Gamma-ray Pulsars and Radio Pulsars
A plausible explanation could be that lower-energy radio waves are bundled in a tighter cone at the magnetic poles than high-energy gamma-radiation. Since radiation is mainly emitted along the surface of the cone and different wavelengths are emitted in cones with a different spread, radio waves and gamma waves would leave the neutron star in different directions. A pulsar might thus become visible as a gamma-ray or radio pulsar to a distant observer (depending on which cone sweeps across the observers position). Another model has gamma radiation originating not in the polar regions of the magnetic field but rather the equatorial plane where the field lines are disrupted. It is therefore very important to observe as many pulsars as possible in all wavelengths to better understand these mechanisms.

Data Analysis
When analyzing data from gravitational wave detectors, scientists have to rely on very effective algorithms and high computing power. This is necessary, because a possible gravitational wave signal would be scarcely stronger than the background noise at the current measurement accuracy.

The data is analyzed in several steps. First, the astrophysicists scan large areas of the sky for signals. If there is a conspicuous signal in one direction, they investigate the vicinity with an algorithm which has a narrower search grid and thus requires more computing time. If the signal is confirmed, the scientists analyse its temporal characteristic and examine whether it can be assigned to a specific pulsar period, for example. The Hanover scientists have modified the algorithm to search for continuous sources of gravitational waves and used it successfully to search for gamma-ray pulsars in Fermi data.
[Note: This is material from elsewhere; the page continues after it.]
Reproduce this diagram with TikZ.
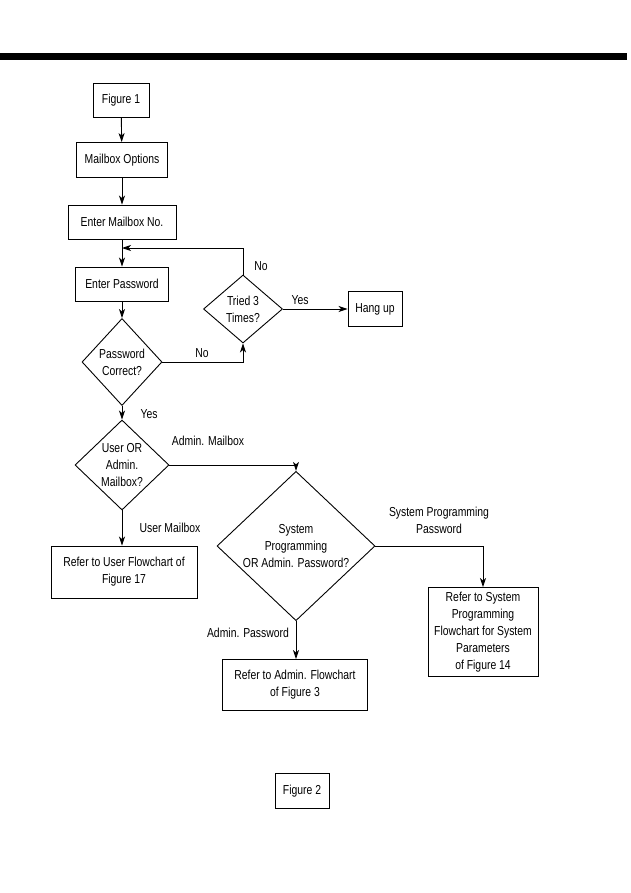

This project for distributed volunteer computing connects PC users from all over the world, who voluntarily donate spare computing time on their home and office computers. So far more than 350,000 volunteers have participated and it is therefore one of the largest projects of this kind. Scientific supporters are the Center for Gravitation and Cosmology at the University of Wisconsin-Milwaukee and the Max Planck Institute for Gravitational Physics (Albert Einstein Institute, Hanover) with financial support from the National Science Foundation and the Max Planck Society. Since 2005, Einstein@Home has examined data from the gravitational wave detectors within the LIGO-Virgo-Science Collaboration (LVC) for gravitational waves from unknown, rapidly rotating neutron stars.

As of March 2009, Einstein@Home has also been involved in the search for signals from radio pulsars in observational data from the Arecibo Observatory in Puerto Rico and the Parkes Observatory in Australia. Since the first discovery of a radio pulsar by Einstein@Home in August 2010, the global computer network has discovered more than 50 new radio pulsars.

A new search for gamma-ray pulsars in data of the Fermi satellite was added in August 2011. It made the four discoveries reported now. The project is looking for, among other things, the first millisecond pulsar, visible only in the gamma-ray range.